First I will just have a picture which isn’t clickable, but if I can, I’ll make it so you can click and get the original and wider version.
For those not familiar with London, and I have to face the fact that I do share a planet with millions of such people, the towers in the distance are the towers of Docklands, and the chair in the foreground is a chair in the foreground.
That part of London is one of my favourite places in the world. The magic of it for me is in the constant contrasts you get between the mundane foreground – industrial estates, chain link fencing, weeds, parked cars, security guard signs, joggers, families on bicycles, pubs, giant rusting machinery like in the last scene of Get Carter (by the sea), and new apartment blocks beyond counting – and the vastness of the distant towers or the distant Dome, which is a wonderful structure even if they have yet to think of anything meaningful to put in it.
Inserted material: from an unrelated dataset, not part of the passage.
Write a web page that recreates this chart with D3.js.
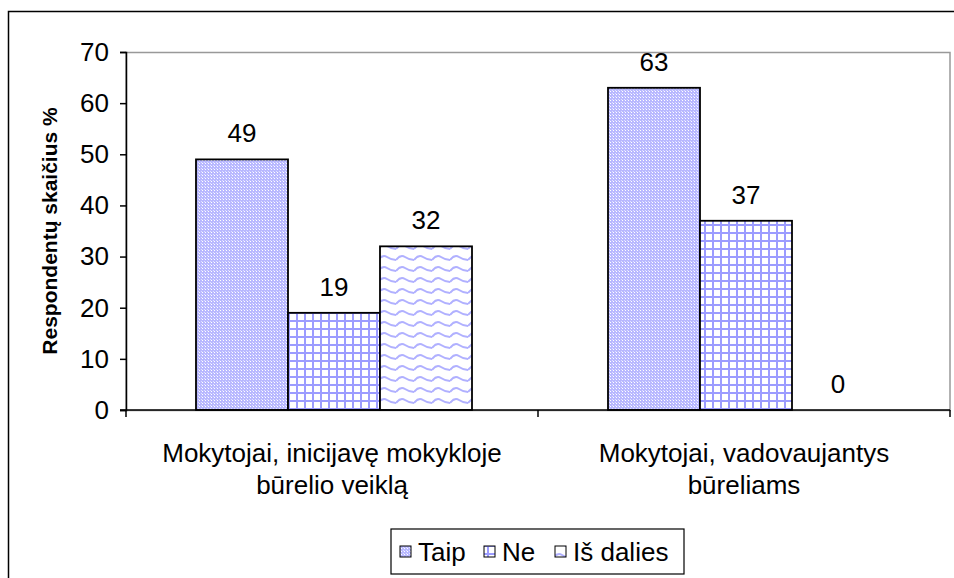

Because both the towers and the Dome were put there by politicians, rather than being straight commercial bets, there is this constant mismatch between the relatively low key foreground, and the high tech background. These are not objects that thrust up from the seething surface of a city – a city with nowhere else to go except up. They are more like parked spacecraft.
Is that going to be enough chitchat, I wonder? I don’t like it when the picture goes further down than the text.
Well, that is enough text but the problem remains of the gap between the text and the photo. I hoped it would be 10 pixels minimum, but that doesn’t seem to be registering. Until that is sorted, forget about clicking for a bigger picture. A call has gone to my technical staff to get them to put their heads together and sort this out.
Plus, re my liking for that bit of London, I realise I ought to prefer the atmosphere of libertarian type edifices to that of mixed economy edifices like these ones. What next? Preferring Brazilia to Rio de Janeiro? But there you go, that’s how I feel it. At least these towers are a capitalist muddle rather than an identical national socialist matching set, like in Brazilia.
More on the margin thing. In case anyone suggests this as an alternative, I don’t want to stick a margin all around the picture, first because I just don’t, but second, because I also want to be able to put a photo on the left and have text next to it on the right, with the left hand edge of the photo aligning vertically with the main text. I knew you’d be excited.
DONE! It turned out that the answer was to replace “10” with “10px”. As simple as that. As I always say, everything involving computers is easy when you know, and f***ing impossible and f***ing infuriating when you don’t.
By the way, my team of web developers and software engineers have said that they would like to be thanked in person, as well as being paid all the fees I am paying them. They are: Patrick Crozier.